Two takeaways from the latter film, however, do appear unassailable. The first is that some sort of foreign sponsorship of the alleged coup attempt was, in fact, a reality. The second takeaway may help to flesh out the first one. While the entire team of conspirators rather resembles the Children of Lieutenant Schmidt (a collective nickname for a group of swindlers who appeared in the hugely successful satirical 1931 novel The Little Golden Calf, by Ilya Ilf and Yevgeny Petrov), their ham-fisted activities somehow ended up rendering critical support to Lukashenka at a time he needed it most—and to the Kremlin as well. As a result, Minsk’s counteroffensive vis-à-vis the mass protest movement received a second wind and the opposition once more appeared discredited; whereas integration with Russia gained more legitimacy and again accelerated.

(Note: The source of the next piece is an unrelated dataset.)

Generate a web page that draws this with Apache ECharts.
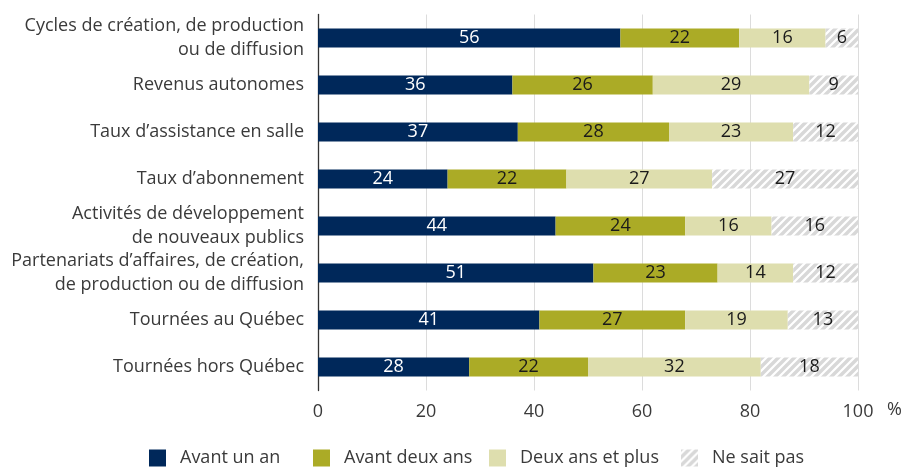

As per Dzianis Melyantsou of the Minsk Dialogue, “Belarusian protests were convincingly portrayed to [President Vladimir] Putin as an anti-Russian and pro-Western force, seeking to tear off an important ally from Russia, thus weakening its western flank. All actions of the West worked in favor of such argumentation because it immediately sided with the protest and called on Russia to refrain from interfering” (Carnegie.ru, April 29). In that sense, “uncovering” the alleged coup was the icing on the cake.